>> Begin Material provided

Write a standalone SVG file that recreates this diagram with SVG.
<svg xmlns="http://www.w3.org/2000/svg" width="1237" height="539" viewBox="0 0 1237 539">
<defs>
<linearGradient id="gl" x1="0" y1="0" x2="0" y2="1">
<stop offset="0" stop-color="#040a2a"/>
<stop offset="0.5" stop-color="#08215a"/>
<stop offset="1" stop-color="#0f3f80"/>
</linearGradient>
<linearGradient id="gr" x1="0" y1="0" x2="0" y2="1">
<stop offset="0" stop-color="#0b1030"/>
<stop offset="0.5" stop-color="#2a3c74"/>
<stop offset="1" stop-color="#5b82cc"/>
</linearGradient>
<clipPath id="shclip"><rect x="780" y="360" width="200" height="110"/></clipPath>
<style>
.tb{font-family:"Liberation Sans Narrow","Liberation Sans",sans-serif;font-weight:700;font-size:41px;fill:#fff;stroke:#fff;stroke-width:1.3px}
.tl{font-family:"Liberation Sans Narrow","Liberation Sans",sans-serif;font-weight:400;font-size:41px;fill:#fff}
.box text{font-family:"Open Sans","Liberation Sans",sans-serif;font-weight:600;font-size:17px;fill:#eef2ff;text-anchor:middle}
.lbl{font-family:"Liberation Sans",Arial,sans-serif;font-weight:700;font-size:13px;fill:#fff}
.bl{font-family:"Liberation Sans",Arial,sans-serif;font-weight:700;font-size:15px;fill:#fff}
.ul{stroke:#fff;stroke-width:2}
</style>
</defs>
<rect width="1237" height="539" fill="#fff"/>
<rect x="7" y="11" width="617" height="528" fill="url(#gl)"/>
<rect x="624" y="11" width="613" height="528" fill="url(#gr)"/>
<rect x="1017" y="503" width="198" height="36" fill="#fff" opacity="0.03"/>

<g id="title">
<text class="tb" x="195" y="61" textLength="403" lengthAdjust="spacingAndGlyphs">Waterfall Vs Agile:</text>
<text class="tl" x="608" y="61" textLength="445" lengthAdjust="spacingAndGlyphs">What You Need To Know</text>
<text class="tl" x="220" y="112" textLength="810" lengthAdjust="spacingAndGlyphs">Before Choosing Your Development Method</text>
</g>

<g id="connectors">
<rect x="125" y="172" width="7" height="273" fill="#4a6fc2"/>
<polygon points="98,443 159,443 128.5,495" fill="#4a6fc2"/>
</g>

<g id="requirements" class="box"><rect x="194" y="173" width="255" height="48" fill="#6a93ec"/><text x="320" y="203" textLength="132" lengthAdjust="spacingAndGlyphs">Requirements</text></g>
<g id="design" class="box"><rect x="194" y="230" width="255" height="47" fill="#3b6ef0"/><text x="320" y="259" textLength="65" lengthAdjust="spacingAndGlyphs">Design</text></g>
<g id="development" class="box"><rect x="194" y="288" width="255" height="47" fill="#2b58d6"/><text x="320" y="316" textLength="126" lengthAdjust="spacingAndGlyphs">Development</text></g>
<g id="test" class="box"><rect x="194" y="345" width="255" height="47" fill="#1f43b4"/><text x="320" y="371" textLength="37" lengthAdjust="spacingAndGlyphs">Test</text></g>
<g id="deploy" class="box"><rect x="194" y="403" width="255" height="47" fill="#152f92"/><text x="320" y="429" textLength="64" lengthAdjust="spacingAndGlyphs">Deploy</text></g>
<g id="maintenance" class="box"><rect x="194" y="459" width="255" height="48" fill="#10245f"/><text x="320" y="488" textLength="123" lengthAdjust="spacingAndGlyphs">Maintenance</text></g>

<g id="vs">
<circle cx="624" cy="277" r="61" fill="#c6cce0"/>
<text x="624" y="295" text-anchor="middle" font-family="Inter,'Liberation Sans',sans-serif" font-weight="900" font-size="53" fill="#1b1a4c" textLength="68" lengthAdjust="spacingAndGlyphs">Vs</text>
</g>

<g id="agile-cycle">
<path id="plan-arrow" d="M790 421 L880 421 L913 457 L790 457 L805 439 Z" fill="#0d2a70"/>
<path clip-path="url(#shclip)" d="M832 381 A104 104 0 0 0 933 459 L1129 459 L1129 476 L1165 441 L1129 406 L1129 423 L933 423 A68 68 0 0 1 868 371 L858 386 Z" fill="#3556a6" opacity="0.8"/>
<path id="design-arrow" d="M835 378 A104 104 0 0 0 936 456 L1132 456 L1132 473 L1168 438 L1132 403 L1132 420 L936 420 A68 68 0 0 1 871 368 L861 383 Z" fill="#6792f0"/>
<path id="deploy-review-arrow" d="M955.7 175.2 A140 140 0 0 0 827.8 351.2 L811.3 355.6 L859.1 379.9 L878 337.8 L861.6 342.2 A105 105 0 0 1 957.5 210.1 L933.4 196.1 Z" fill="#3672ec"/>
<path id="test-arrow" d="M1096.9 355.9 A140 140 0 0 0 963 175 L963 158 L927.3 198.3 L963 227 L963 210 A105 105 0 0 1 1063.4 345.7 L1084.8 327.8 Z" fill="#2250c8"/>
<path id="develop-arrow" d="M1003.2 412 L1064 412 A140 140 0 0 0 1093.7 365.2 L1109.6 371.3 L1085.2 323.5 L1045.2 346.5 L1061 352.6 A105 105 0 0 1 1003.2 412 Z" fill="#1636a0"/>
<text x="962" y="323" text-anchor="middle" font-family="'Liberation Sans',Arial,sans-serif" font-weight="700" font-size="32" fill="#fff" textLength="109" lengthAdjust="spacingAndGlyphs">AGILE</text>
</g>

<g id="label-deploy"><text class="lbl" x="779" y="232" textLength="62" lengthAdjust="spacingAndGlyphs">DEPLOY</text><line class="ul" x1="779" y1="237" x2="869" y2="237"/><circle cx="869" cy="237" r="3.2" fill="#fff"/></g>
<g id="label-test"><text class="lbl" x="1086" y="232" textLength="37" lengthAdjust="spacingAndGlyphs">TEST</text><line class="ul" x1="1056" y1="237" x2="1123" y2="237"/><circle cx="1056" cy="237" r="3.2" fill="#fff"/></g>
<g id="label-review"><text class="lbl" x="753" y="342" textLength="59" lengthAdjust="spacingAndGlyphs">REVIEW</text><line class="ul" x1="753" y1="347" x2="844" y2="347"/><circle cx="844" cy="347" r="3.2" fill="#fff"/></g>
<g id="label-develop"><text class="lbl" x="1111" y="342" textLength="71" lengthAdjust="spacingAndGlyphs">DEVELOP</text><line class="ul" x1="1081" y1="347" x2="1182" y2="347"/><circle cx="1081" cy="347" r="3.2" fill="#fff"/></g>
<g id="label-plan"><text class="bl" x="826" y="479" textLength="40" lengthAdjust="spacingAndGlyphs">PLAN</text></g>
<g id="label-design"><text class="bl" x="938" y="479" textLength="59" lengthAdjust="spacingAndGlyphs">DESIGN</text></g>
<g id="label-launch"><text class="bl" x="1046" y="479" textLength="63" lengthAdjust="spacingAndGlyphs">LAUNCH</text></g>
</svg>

>> End Material provided

** To be done **
Copy all of the data. Keep every word exactly as it is.

** The output **
Write a standalone SVG file that recreates this diagram with SVG.
<svg xmlns="http://www.w3.org/2000/svg" width="1237" height="539" viewBox="0 0 1237 539">
<defs>
<linearGradient id="gl" x1="0" y1="0" x2="0" y2="1">
<stop offset="0" stop-color="#040a2a"/>
<stop offset="0.5" stop-color="#08215a"/>
<stop offset="1" stop-color="#0f3f80"/>
</linearGradient>
<linearGradient id="gr" x1="0" y1="0" x2="0" y2="1">
<stop offset="0" stop-color="#0b1030"/>
<stop offset="0.5" stop-color="#2a3c74"/>
<stop offset="1" stop-color="#5b82cc"/>
</linearGradient>
<clipPath id="shclip"><rect x="780" y="360" width="200" height="110"/></clipPath>
<style>
.tb{font-family:"Liberation Sans Narrow","Liberation Sans",sans-serif;font-weight:700;font-size:41px;fill:#fff;stroke:#fff;stroke-width:1.3px}
.tl{font-family:"Liberation Sans Narrow","Liberation Sans",sans-serif;font-weight:400;font-size:41px;fill:#fff}
.box text{font-family:"Open Sans","Liberation Sans",sans-serif;font-weight:600;font-size:17px;fill:#eef2ff;text-anchor:middle}
.lbl{font-family:"Liberation Sans",Arial,sans-serif;font-weight:700;font-size:13px;fill:#fff}
.bl{font-family:"Liberation Sans",Arial,sans-serif;font-weight:700;font-size:15px;fill:#fff}
.ul{stroke:#fff;stroke-width:2}
</style>
</defs>
<rect width="1237" height="539" fill="#fff"/>
<rect x="7" y="11" width="617" height="528" fill="url(#gl)"/>
<rect x="624" y="11" width="613" height="528" fill="url(#gr)"/>
<rect x="1017" y="503" width="198" height="36" fill="#fff" opacity="0.03"/>

<g id="title">
<text class="tb" x="195" y="61" textLength="403" lengthAdjust="spacingAndGlyphs">Waterfall Vs Agile:</text>
<text class="tl" x="608" y="61" textLength="445" lengthAdjust="spacingAndGlyphs">What You Need To Know</text>
<text class="tl" x="220" y="112" textLength="810" lengthAdjust="spacingAndGlyphs">Before Choosing Your Development Method</text>
</g>

<g id="connectors">
<rect x="125" y="172" width="7" height="273" fill="#4a6fc2"/>
<polygon points="98,443 159,443 128.5,495" fill="#4a6fc2"/>
</g>

<g id="requirements" class="box"><rect x="194" y="173" width="255" height="48" fill="#6a93ec"/><text x="320" y="203" textLength="132" lengthAdjust="spacingAndGlyphs">Requirements</text></g>
<g id="design" class="box"><rect x="194" y="230" width="255" height="47" fill="#3b6ef0"/><text x="320" y="259" textLength="65" lengthAdjust="spacingAndGlyphs">Design</text></g>
<g id="development" class="box"><rect x="194" y="288" width="255" height="47" fill="#2b58d6"/><text x="320" y="316" textLength="126" lengthAdjust="spacingAndGlyphs">Development</text></g>
<g id="test" class="box"><rect x="194" y="345" width="255" height="47" fill="#1f43b4"/><text x="320" y="371" textLength="37" lengthAdjust="spacingAndGlyphs">Test</text></g>
<g id="deploy" class="box"><rect x="194" y="403" width="255" height="47" fill="#152f92"/><text x="320" y="429" textLength="64" lengthAdjust="spacingAndGlyphs">Deploy</text></g>
<g id="maintenance" class="box"><rect x="194" y="459" width="255" height="48" fill="#10245f"/><text x="320" y="488" textLength="123" lengthAdjust="spacingAndGlyphs">Maintenance</text></g>

<g id="vs">
<circle cx="624" cy="277" r="61" fill="#c6cce0"/>
<text x="624" y="295" text-anchor="middle" font-family="Inter,'Liberation Sans',sans-serif" font-weight="900" font-size="53" fill="#1b1a4c" textLength="68" lengthAdjust="spacingAndGlyphs">Vs</text>
</g>

<g id="agile-cycle">
<path id="plan-arrow" d="M790 421 L880 421 L913 457 L790 457 L805 439 Z" fill="#0d2a70"/>
<path clip-path="url(#shclip)" d="M832 381 A104 104 0 0 0 933 459 L1129 459 L1129 476 L1165 441 L1129 406 L1129 423 L933 423 A68 68 0 0 1 868 371 L858 386 Z" fill="#3556a6" opacity="0.8"/>
<path id="design-arrow" d="M835 378 A104 104 0 0 0 936 456 L1132 456 L1132 473 L1168 438 L1132 403 L1132 420 L936 420 A68 68 0 0 1 871 368 L861 383 Z" fill="#6792f0"/>
<path id="deploy-review-arrow" d="M955.7 175.2 A140 140 0 0 0 827.8 351.2 L811.3 355.6 L859.1 379.9 L878 337.8 L861.6 342.2 A105 105 0 0 1 957.5 210.1 L933.4 196.1 Z" fill="#3672ec"/>
<path id="test-arrow" d="M1096.9 355.9 A140 140 0 0 0 963 175 L963 158 L927.3 198.3 L963 227 L963 210 A105 105 0 0 1 1063.4 345.7 L1084.8 327.8 Z" fill="#2250c8"/>
<path id="develop-arrow" d="M1003.2 412 L1064 412 A140 140 0 0 0 1093.7 365.2 L1109.6 371.3 L1085.2 323.5 L1045.2 346.5 L1061 352.6 A105 105 0 0 1 1003.2 412 Z" fill="#1636a0"/>
<text x="962" y="323" text-anchor="middle" font-family="'Liberation Sans',Arial,sans-serif" font-weight="700" font-size="32" fill="#fff" textLength="109" lengthAdjust="spacingAndGlyphs">AGILE</text>
</g>

<g id="label-deploy"><text class="lbl" x="779" y="232" textLength="62" lengthAdjust="spacingAndGlyphs">DEPLOY</text><line class="ul" x1="779" y1="237" x2="869" y2="237"/><circle cx="869" cy="237" r="3.2" fill="#fff"/></g>
<g id="label-test"><text class="lbl" x="1086" y="232" textLength="37" lengthAdjust="spacingAndGlyphs">TEST</text><line class="ul" x1="1056" y1="237" x2="1123" y2="237"/><circle cx="1056" cy="237" r="3.2" fill="#fff"/></g>
<g id="label-review"><text class="lbl" x="753" y="342" textLength="59" lengthAdjust="spacingAndGlyphs">REVIEW</text><line class="ul" x1="753" y1="347" x2="844" y2="347"/><circle cx="844" cy="347" r="3.2" fill="#fff"/></g>
<g id="label-develop"><text class="lbl" x="1111" y="342" textLength="71" lengthAdjust="spacingAndGlyphs">DEVELOP</text><line class="ul" x1="1081" y1="347" x2="1182" y2="347"/><circle cx="1081" cy="347" r="3.2" fill="#fff"/></g>
<g id="label-plan"><text class="bl" x="826" y="479" textLength="40" lengthAdjust="spacingAndGlyphs">PLAN</text></g>
<g id="label-design"><text class="bl" x="938" y="479" textLength="59" lengthAdjust="spacingAndGlyphs">DESIGN</text></g>
<g id="label-launch"><text class="bl" x="1046" y="479" textLength="63" lengthAdjust="spacingAndGlyphs">LAUNCH</text></g>
</svg>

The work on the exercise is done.